The hospital’s lawyer Howard Hunter told the court that hospital staff acted “reasonably and prudently” in order to treat a “difficult and challenging case”.
He said Ms Kowalski had “challenged” doctors to give Maya a large dose of ketamine, which was not approved for children, and that doctors were also suspicious that the girl’s symptoms were being “fostered and encouraged by the mother”.
Maya, now 17-years-old, gave emotional testimony during the trial, in which she described the time she was kept apart from her family. She and members of her family wept loudly as jurors returned verdicts in their favour on November 9.

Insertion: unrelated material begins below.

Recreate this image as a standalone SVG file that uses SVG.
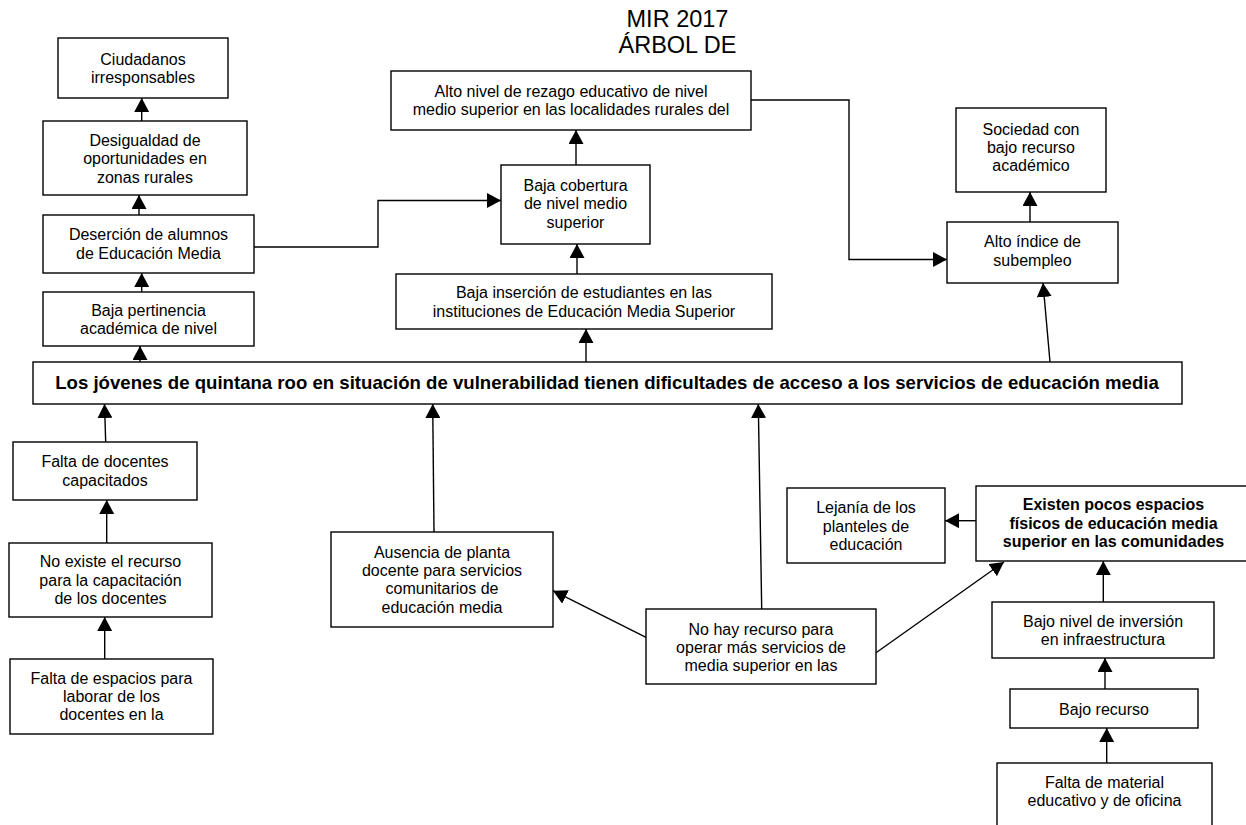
<svg xmlns="http://www.w3.org/2000/svg" width="1246" height="825" viewBox="0 0 1246 825">
<style>
.box{fill:#fff;stroke:#000;stroke-width:1.4}
.t{font-family:"Liberation Sans",Arial,sans-serif;font-size:16px;fill:#000;text-anchor:middle}
.b{font-weight:bold}
.c{fill:none;stroke:#000;stroke-width:1.4}
.title{font-family:"Liberation Sans",Arial,sans-serif;font-size:23.5px;fill:#000;text-anchor:middle}
</style>
<defs>
<marker id="ah" markerUnits="userSpaceOnUse" markerWidth="15" markerHeight="15" refX="14" refY="7.5" orient="auto" viewBox="0 0 15 15">
<path d="M0,0 L14,7.5 L0,15 z" fill="#000"/>
</marker>
</defs>
<rect width="1246" height="825" fill="#fff"/>
<g id="title">
<text class="title" x="677.5" y="27">MIR 2017</text>
<text class="title" x="677.5" y="53">ÁRBOL DE</text>
</g>
<g id="connectors">
<path class="c" marker-end="url(#ah)" d="M141.7,121 L141.7,98"/>
<path class="c" marker-end="url(#ah)" d="M139,215 L139,195"/>
<path class="c" marker-end="url(#ah)" d="M141.7,292 L141.7,273"/>
<path class="c" marker-end="url(#ah)" d="M140,362 L140,346"/>
<path class="c" marker-end="url(#ah)" d="M254,247 L378,247 L378,200.5 L501,200.5"/>
<path class="c" marker-end="url(#ah)" d="M576,165 L576,130"/>
<path class="c" marker-end="url(#ah)" d="M577,274 L577,244"/>
<path class="c" marker-end="url(#ah)" d="M586,362 L586,329"/>
<path class="c" marker-end="url(#ah)" d="M751,100 L849,100 L849,259.5 L947,259.5"/>
<path class="c" marker-end="url(#ah)" d="M1030,222 L1030,192"/>
<path class="c" marker-end="url(#ah)" d="M1050,362 L1043,283"/>
<path class="c" marker-end="url(#ah)" d="M105.7,442 L104.5,404"/>
<path class="c" marker-end="url(#ah)" d="M106.7,543 L106.7,500"/>
<path class="c" marker-end="url(#ah)" d="M104.7,659 L104.7,617"/>
<path class="c" marker-end="url(#ah)" d="M434,532 L432.7,404"/>
<path class="c" marker-end="url(#ah)" d="M761.7,609 L758.3,404"/>
<path class="c" marker-end="url(#ah)" d="M646,637.3 L553,590.7"/>
<path class="c" marker-end="url(#ah)" d="M876,652.7 L1004,562"/>
<path class="c" marker-end="url(#ah)" d="M976,520.7 L945,520.7"/>
<path class="c" marker-end="url(#ah)" d="M1103.3,602 L1103.3,561"/>
<path class="c" marker-end="url(#ah)" d="M1105,689 L1105,658"/>
<path class="c" marker-end="url(#ah)" d="M1106.7,763 L1106.7,728"/>
</g>
<g id="n-ciudadanos">
<rect class="box" x="58" y="38" width="170" height="60"/>
<text class="t" x="143" y="64.5">Ciudadanos</text>
<text class="t" x="143" y="82.8">irresponsables</text>
</g>
<g id="n-desigualdad">
<rect class="box" x="43" y="121" width="204" height="74"/>
<text class="t" x="145" y="146">Desigualdad de</text>
<text class="t" x="145" y="164.3">oportunidades en</text>
<text class="t" x="145" y="182.6">zonas rurales</text>
</g>
<g id="n-desercion">
<rect class="box" x="43" y="215" width="211" height="58"/>
<text class="t" x="148.5" y="240.3">Deserción de alumnos</text>
<text class="t" x="148.5" y="258.6">de Educación Media</text>
</g>
<g id="n-pertinencia">
<rect class="box" x="43" y="292" width="211" height="54"/>
<text class="t" x="148.5" y="316">Baja pertinencia</text>
<text class="t" x="148.5" y="334.3">académica de nivel</text>
</g>
<g id="n-alto-nivel">
<rect class="box" x="391" y="71" width="360" height="59"/>
<text class="t" x="571" y="97">Alto nivel de rezago educativo de nivel</text>
<text class="t" x="571" y="115.3">medio superior en las localidades rurales del</text>
</g>
<g id="n-cobertura">
<rect class="box" x="501" y="165" width="149" height="79"/>
<text class="t" x="575.5" y="191">Baja cobertura</text>
<text class="t" x="575.5" y="209.3">de nivel medio</text>
<text class="t" x="575.5" y="227.6">superior</text>
</g>
<g id="n-insercion">
<rect class="box" x="396" y="274" width="376" height="55"/>
<text class="t" x="584" y="298.3">Baja inserción de estudiantes en las</text>
<text class="t" x="584" y="316.6">instituciones de Educación Media Superior</text>
</g>
<g id="n-sociedad">
<rect class="box" x="956" y="108" width="150" height="84"/>
<text class="t" x="1031" y="134.5">Sociedad con</text>
<text class="t" x="1031" y="152.8">bajo recurso</text>
<text class="t" x="1031" y="171.1">académico</text>
</g>
<g id="n-subempleo">
<rect class="box" x="947" y="222" width="171" height="61"/>
<text class="t" x="1032.5" y="247.2">Alto índice de</text>
<text class="t" x="1032.5" y="265.5">subempleo</text>
</g>
<g id="n-main">
<rect class="box" x="33" y="362" width="1149" height="42"/>
<text class="t b" x="607" y="389" style="font-size:18.6px">Los jóvenes de quintana roo en situación de vulnerabilidad tienen dificultades de acceso a los servicios de educación media</text>
</g>
<g id="n-falta-docentes">
<rect class="box" x="13" y="442" width="184" height="58"/>
<text class="t" x="105" y="467.2">Falta de docentes</text>
<text class="t" x="105" y="485.5">capacitados</text>
</g>
<g id="n-no-existe">
<rect class="box" x="9" y="543" width="203" height="74"/>
<text class="t" x="110.5" y="567.4">No existe el recurso</text>
<text class="t" x="110.5" y="585.7">para la capacitación</text>
<text class="t" x="110.5" y="604">de los docentes</text>
</g>
<g id="n-falta-espacios">
<rect class="box" x="10" y="659" width="203" height="75"/>
<text class="t" x="111.5" y="683.6">Falta de espacios para</text>
<text class="t" x="111.5" y="701.9">laborar de los</text>
<text class="t" x="111.5" y="720.2">docentes en la</text>
</g>
<g id="n-ausencia">
<rect class="box" x="331" y="532" width="222" height="95"/>
<text class="t" x="442" y="557.7">Ausencia de planta</text>
<text class="t" x="442" y="576">docente para servicios</text>
<text class="t" x="442" y="594.3">comunitarios de</text>
<text class="t" x="442" y="612.6">educación media</text>
</g>
<g id="n-no-hay">
<rect class="box" x="646" y="609" width="230" height="75"/>
<text class="t" x="761" y="634.5">No hay recurso para</text>
<text class="t" x="761" y="652.8">operar más servicios de</text>
<text class="t" x="761" y="671.1">media superior en las</text>
</g>
<g id="n-lejania">
<rect class="box" x="787" y="488" width="158" height="75"/>
<text class="t" x="866" y="513.2">Lejanía de los</text>
<text class="t" x="866" y="531.5">planteles de</text>
<text class="t" x="866" y="549.8">educación</text>
</g>
<g id="n-existen">
<rect class="box" x="976" y="486" width="275" height="75"/>
<text class="t b" x="1113.5" y="510.3">Existen pocos espacios</text>
<text class="t b" x="1113.5" y="528.6">físicos de educación media</text>
<text class="t b" x="1113.5" y="546.9">superior en las comunidades</text>
</g>
<g id="n-inversion">
<rect class="box" x="992" y="602" width="222" height="56"/>
<text class="t" x="1103" y="626.7">Bajo nivel de inversión</text>
<text class="t" x="1103" y="645">en infraestructura</text>
</g>
<g id="n-bajo-recurso">
<rect class="box" x="1010" y="689" width="188" height="39"/>
<text class="t" x="1104" y="714.8">Bajo recurso</text>
</g>
<g id="n-material">
<rect class="box" x="997" y="763" width="215" height="80"/>
<text class="t" x="1104.5" y="787.7">Falta de material</text>
<text class="t" x="1104.5" y="806">educativo y de oficina</text>
</g>
</svg>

The family were awarded millions of dollars in damages.
Following the verdict, Howard Hunter, counsel for the hospital, maintained that the hospital had acted appropriately. In a statment to The Independent Mr Hunter said the institution intended to appeal “based on clear and prejudicial errors throughout the trial and deliberate conduct by plaintiff’s counsel that misled the jury.
While referring to the constraints of patient privacy laws, a lawyer for Johns Hopkins All Children’s, in a statement to The Independent, pointed to allegations of medical child abuse within the family that had predated their time at the hospital.
“If DCF, two circuit judges, and a Sheriff’s Deputy found probable cause to suspect abuse, the conclusion is inescapable that JHACH providers had reasonable cause to suspect and report it,” reads the hospital’s motion to obtain statutory immunity for the phone call made to child services.
“There are hundreds of additional publicly available court documents that completely contradict the Netflix narrative; a narrative that has been unfortunately echoed by media outlets with scrutiny,” attorney Ethen Shapiro told The Independent, pointing, among other documents, to a police interview in which Jack Kowalski admitted he would support Beata’s move from the house if Maya were returned home.
A police investigator “confirmed under oath that the police investigation — separate and apart from the input at my client’s hospital — was heading towards criminal charges of Beata Kowalski prior to her suicide,” he continued.
But other families who felt victimised by the system are looking to the Kowalskis and their case as a beacon of vindication.
“This young girl, Maya, represents hope for all of us,” one mother tells the filmmakers in Take Care of Maya.
And Maya herself outlines the family’s determination in a heart wrenching letter to her mother read aloud near the end of the compelling film.
“As soon as we step foot into our home, we brought back to reality,” she tells Beata. “We miss you. I miss you. For five years, we have been promised a trial. Yet it seems that the closer we get to a set date, the further it gets pushed. Even though we are discouraged, we will not settle.
“We will fight for you, and we will fight for the thousands of other families who find themselves in the same unfortunate circumstances,” the teenager says. “The day will come.”